Se han cumplido cuatro años desde que la vieja taberna de la calle María Cristina cerró sus puertas y se avino a compartir la ruina y la incertidumbre del edificio que la amparaba, supuestamente destinado a apartamentos turísticos, como casi todo en Córdoba, como el propio edificio en el que ahora se restaura esa taberna, ya desligada de la bodega que le dio nombre y discutible crédito. Esos cuatro años se nos han echado encima a los clientes de entonces. Yo pasaba de los sesenta y es muy duro a tal edad cambiar de taberna. Como quien cambia de patria. Fue el primer establecimiento que incluimos en el Tabernario Sentimental, cuya hechura compartí con mi buen amigo Vicente Torres, desaparecido también en este periodo. El Gallo no era la más antigua ni probablemente la mejor, pero había contado con casticismo los años vividos y no todas las tabernas pueden decir lo mismo. La circunstancia presupone un grado en el tratado de melancolías que quisimos presentar en aquel libro, donde aparezco en el barrilete que se habilitó en la fachada para fumadores empedernidos. En el fondo, Vic retrató a los tres camareros de la fama: Antonio y Paco, ya jubilados, y Pepe, que aún sigue en la briega y honra con su dirección a la nueva taberna. No puede verse a Juan, que andaba en cocina, como ahora. En los extremos de la escena, un cliente honorable apoyaba la barra y otro de igual rango guardaba la mesa, Antonio Benítez y Antonio Caramé, que felizmente se reintegrarán a las peñas de prestigio que en El Gallo volverán a tener encuentro cada día.
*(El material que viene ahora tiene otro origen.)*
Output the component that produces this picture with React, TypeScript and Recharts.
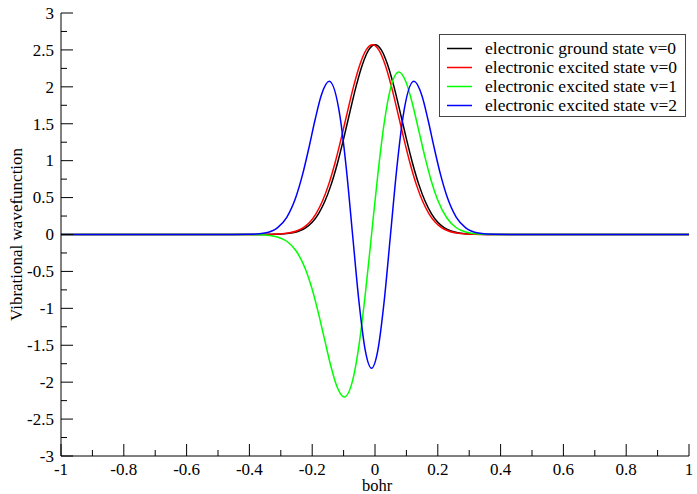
import React from 'react';
import { LineChart, Line, XAxis, YAxis, Legend } from 'recharts';

// ---- data ----
const X_TICKS = [-1, -0.9, -0.8, -0.7, -0.6, -0.5, -0.4, -0.3, -0.2, -0.1, 0, 0.1, 0.2, 0.3, 0.4, 0.5, 0.6, 0.7, 0.8, 0.9, 1];
const Y_TICKS = [-3, -2.75, -2.5, -2.25, -2, -1.75, -1.5, -1.25, -1, -0.75, -0.5, -0.25, 0, 0.25, 0.5, 0.75, 1, 1.25, 1.5, 1.75, 2, 2.25, 2.5, 2.75, 3];

const SERIES_NAMES = [
  'electronic ground state v=0',
  'electronic excited state v=0',
  'electronic excited state v=1',
  'electronic excited state v=2',
];
const SERIES_COLORS = ['#000000', '#ff0000', '#00ff00', '#0000ff'];

const groundV0X = [-1, -0.4, -0.36, -0.32, -0.28, -0.24, -0.22, -0.2, -0.18, -0.16, -0.14, -0.12, -0.1, -0.08, -0.06, -0.04, -0.02, 0, 0.02, 0.04, 0.06, 0.08, 0.1, 0.12, 0.14, 0.16, 0.18, 0.2, 0.22, 0.24, 0.28, 0.32, 0.36, 0.4, 1];
const groundV0Y = [0, 0.0001, 0.0004, 0.0023, 0.012, 0.05, 0.094, 0.166, 0.28, 0.446, 0.672, 0.959, 1.296, 1.658, 2.009, 2.303, 2.501, 2.57, 2.501, 2.303, 2.009, 1.658, 1.296, 0.959, 0.672, 0.446, 0.28, 0.166, 0.094, 0.05, 0.012, 0.0023, 0.0004, 0.0001, 0];

const excitedV0X = [-1, -0.408, -0.368, -0.328, -0.288, -0.248, -0.228, -0.208, -0.188, -0.168, -0.148, -0.128, -0.108, -0.088, -0.068, -0.048, -0.028, -0.008, 0.012, 0.032, 0.052, 0.072, 0.092, 0.112, 0.132, 0.152, 0.172, 0.192, 0.212, 0.232, 0.272, 0.312, 0.352, 0.392, 1];
const excitedV0Y = [0, 0.0001, 0.0004, 0.0023, 0.012, 0.05, 0.094, 0.166, 0.28, 0.446, 0.672, 0.959, 1.296, 1.658, 2.009, 2.303, 2.501, 2.57, 2.501, 2.303, 2.009, 1.658, 1.296, 0.959, 0.672, 0.446, 0.28, 0.166, 0.094, 0.05, 0.012, 0.0023, 0.0004, 0.0001, 0];

const excitedV1X = [-1, -0.401, -0.351, -0.311, -0.281, -0.251, -0.221, -0.201, -0.181, -0.161, -0.141, -0.121, -0.098, -0.071, -0.051, -0.031, -0.011, 0.009, 0.029, 0.049, 0.076, 0.099, 0.119, 0.139, 0.159, 0.179, 0.199, 0.229, 0.259, 0.289, 0.329, 0.379, 1];
const excitedV1Y = [0, -0.0007, -0.0068, -0.0328, -0.0912, -0.223, -0.475, -0.729, -1.051, -1.414, -1.775, -2.062, -2.2, -1.972, -1.501, -0.812, 0, 0.812, 1.501, 1.972, 2.2, 2.062, 1.775, 1.414, 1.051, 0.729, 0.475, 0.223, 0.0912, 0.0328, 0.0068, 0.0007, 0];

const excitedV2X = [-1, -0.451, -0.401, -0.351, -0.311, -0.281, -0.251, -0.231, -0.211, -0.191, -0.171, -0.146, -0.111, -0.091, -0.071, -0.051, -0.031, -0.011, 0.009, 0.029, 0.049, 0.069, 0.089, 0.124, 0.149, 0.169, 0.189, 0.209, 0.229, 0.259, 0.289, 0.329, 0.379, 0.429, 1];
const excitedV2Y = [0, 0.0002, 0.0022, 0.0203, 0.0904, 0.2335, 0.519, 0.807, 1.165, 1.551, 1.886, 2.074, 1.586, 0.879, -0.02, -0.912, -1.568, -1.81, -1.568, -0.912, -0.02, 0.879, 1.586, 2.074, 1.886, 1.551, 1.165, 0.807, 0.519, 0.2335, 0.0904, 0.0203, 0.0022, 0.0002, 0];

const X_TITLE = 'bohr';
const Y_TITLE = 'Vibrational wavefunction';

// ---- build series ----
const toPoints = (xs: number[], ys: number[]) => xs.map((x, i) => ({ x, y: ys[i] }));
const SERIES = [
  toPoints(groundV0X, groundV0Y),
  toPoints(excitedV0X, excitedV0Y),
  toPoints(excitedV1X, excitedV1Y),
  toPoints(excitedV2X, excitedV2Y),
];

const FONT = '"Liberation Serif", "Times New Roman", Times';
const TICK_FONT_SIZE = 17;
const MAJOR = 12;
const MINOR = 6;

const isMajorX = (v: number) => Math.abs(Math.round(v * 10)) % 2 === 0;
const isMajorY = (v: number) => Math.abs(Math.round(v * 4)) % 2 === 0;

const txtStyle = { fontFamily: FONT, fontSize: TICK_FONT_SIZE };

const BottomTick = (props: any) => {
  const { x, y, payload } = props;
  const v = payload.value;
  const major = isMajorX(v);
  return (
    <g>
      <line x1={x} y1={y} x2={x} y2={y - (major ? MAJOR : MINOR)} stroke="#000" strokeWidth={1} />
      {major && (
        <text x={x} y={y + 18.5} textAnchor="middle" style={txtStyle} fill="#000">
          {String(v)}
        </text>
      )}
    </g>
  );
};

const TopTick = (props: any) => {
  const { x, y, payload } = props;
  const major = isMajorX(payload.value);
  return <line x1={x} y1={y} x2={x} y2={y + (major ? MAJOR : MINOR)} stroke="#000" strokeWidth={1} />;
};

const LeftTick = (props: any) => {
  const { x, y, payload } = props;
  const v = payload.value;
  const major = isMajorY(v);
  return (
    <g>
      <line x1={x} y1={y} x2={x + (major ? MAJOR : MINOR)} y2={y} stroke="#000" strokeWidth={1} />
      {major && (
        <text x={x - 7} y={y + 5.8} textAnchor="end" style={txtStyle} fill="#000">
          {String(v)}
        </text>
      )}
    </g>
  );
};

const RightTick = (props: any) => {
  const { x, y, payload } = props;
  const major = isMajorY(payload.value);
  return <line x1={x} y1={y} x2={x - (major ? MAJOR : MINOR)} y2={y} stroke="#000" strokeWidth={1} />;
};

const renderYTitle = (props: any) => {
  const vb = props.viewBox || { x: 0, y: 13, width: 61, height: 443 };
  const cx = vb.x + 16;
  const cy = vb.y + vb.height / 2;
  return (
    <text
      x={cx}
      y={cy}
      transform={`rotate(-90, ${cx}, ${cy})`}
      textAnchor="middle"
      dominantBaseline="central"
      style={{ fontFamily: FONT, fontSize: 17 }}
      fill="#000"
    >
      {Y_TITLE}
    </text>
  );
};

const renderXTitle = (props: any) => {
  const vb = props.viewBox || { x: 61, y: 456, width: 628, height: 38 };
  return (
    <text x={vb.x + vb.width / 2 + 2} y={vb.y + 35} textAnchor="middle" style={{ fontFamily: FONT, fontSize: 16.5 }} fill="#000">
      {X_TITLE}
    </text>
  );
};

const renderLegend = (props: any) => {
  const payload: any[] = props.payload || [];
  const items = SERIES_NAMES.map((n, i) => {
    const p = payload.find((q) => q.value === n);
    return { name: n, color: p ? p.color : SERIES_COLORS[i] };
  });
  return (
    <div
      style={{
        width: 247,
        height: 83,
        boxSizing: 'border-box',
        border: '1px solid #444',
        background: '#fff',
        paddingTop: 4,
        fontFamily: FONT,
        fontSize: 17.5,
        color: '#000',
      }}
    >
      {items.map((it) => (
        <div key={it.name} style={{ height: 19, display: 'flex', alignItems: 'center', whiteSpace: 'nowrap' }}>
          <svg width={45} height={19} style={{ flex: 'none' }}>
            <line x1={7} x2={32} y1={9.5} y2={9.5} stroke={it.color} strokeWidth={1.5} />
          </svg>
          <span style={{ lineHeight: '19px', fontFamily: FONT }}>{it.name}</span>
        </div>
      ))}
    </div>
  );
};

export default function App() {
  return (
    <div style={{ position: 'absolute', left: 0, top: 0, width: 697, height: 494, background: '#fff', fontFamily: FONT }}>
      <LineChart width={697} height={494} margin={{ top: 13, right: 8, bottom: 0, left: 0 }} style={{ fontFamily: FONT }}>
        <XAxis
          xAxisId={0}
          type="number"
          dataKey="x"
          domain={[-1, 1]}
          ticks={X_TICKS}
          interval={0}
          allowDataOverflow
          height={38}
          tickSize={0}
          tickMargin={0}
          tickLine={false}
          axisLine={{ stroke: '#000', strokeWidth: 1 }}
          tick={<BottomTick />}
          label={renderXTitle}
        />
        <XAxis
          xAxisId="top"
          orientation="top"
          type="number"
          dataKey="x"
          domain={[-1, 1]}
          ticks={X_TICKS}
          interval={0}
          allowDataOverflow
          height={0}
          tickSize={0}
          tickMargin={0}
          tickLine={false}
          axisLine={{ stroke: '#000', strokeWidth: 1 }}
          tick={<TopTick />}
        />
        <YAxis
          yAxisId={0}
          type="number"
          domain={[-3, 3]}
          ticks={Y_TICKS}
          interval={0}
          allowDataOverflow
          width={61}
          tickSize={0}
          tickMargin={0}
          tickLine={false}
          axisLine={{ stroke: '#000', strokeWidth: 1 }}
          tick={<LeftTick />}
          label={renderYTitle}
        />
        <YAxis
          yAxisId="right"
          orientation="right"
          type="number"
          domain={[-3, 3]}
          ticks={Y_TICKS}
          interval={0}
          allowDataOverflow
          width={0}
          tickSize={0}
          tickMargin={0}
          tickLine={false}
          axisLine={{ stroke: '#000', strokeWidth: 1 }}
          tick={<RightTick />}
        />
        <Legend
          layout="horizontal"
          verticalAlign="middle"
          align="center"
          content={renderLegend}
          wrapperStyle={{ position: 'absolute', left: 439, top: 34, width: 247, height: 83, margin: 0 }}
        />
        {SERIES.map((pts, i) => (
          <Line
            key={SERIES_NAMES[i]}
            data={pts}
            dataKey="y"
            name={SERIES_NAMES[i]}
            type="monotone"
            stroke={SERIES_COLORS[i]}
            strokeWidth={1.5}
            dot={false}
            activeDot={false}
            isAnimationActive={false}
            xAxisId={0}
            yAxisId={0}
          />
        ))}
      </LineChart>
    </div>
  );
}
Cuando cerró el antiguo local, hice una especie de panegírico en la prensa y dije una obviedad: que envejecer es ver cómo desaparece el mundo que conocemos. Lo cierto es que aquel Gallo desapareció para siempre. El que ha vuelto es sin duda otro, que nada tiene de clon, pero sí de hijo pródigo. Porque vuelve rejuvenecido y con ganas de pelea, aunque demostrando su ADN original en multitud de detalles: el panel evocador de la Mezquita, la estantería que mostraba los vinos generosos de la firma y ahora incluso incorpora Riojas y Riberas de consideración, el color verde primavera, la pintura inequívoca que se avista desde la misma entrada, las cinco carátulas de botas fingidas. No está ya la imagen insolente de la fiera, ni el relicario que dicen que guardaba el brazo incorrupto de un santo o de un cofrade desprevenido. Pero sí la larga barra de madera con encimera de mármol blanco, que es la única superficie adecuada para observar la inigualable transparencia de nuestros vinos. Vístalo usted de fiesta en la copa y póngalo solitario, sin tapa, sobre ella, y comprobará que hasta su sombra es dorada.
Este Gallo tiene mejor espacio, mejor entorno y mejor oferta que su ancestro. Viene a competir con las tabernas modernas, no con las de antaño. Se llenará de guiris, de madrileños y de indígenas, y hasta de antiguos clientes, cada vez menos, que conformarán el nexo sentimental con lo que fue y con lo que su actual dirección no quiere olvidar. Un brindis por ellos, entre los que milito, y por los emprendedores que han apostado por mantener su espíritu. Naturalmente con amargoso, cuyo gusto no comparto, pero sé que es el vino cotidiano de El Gallo y, por tanto, parte consubstancial de la historia de Córdoba.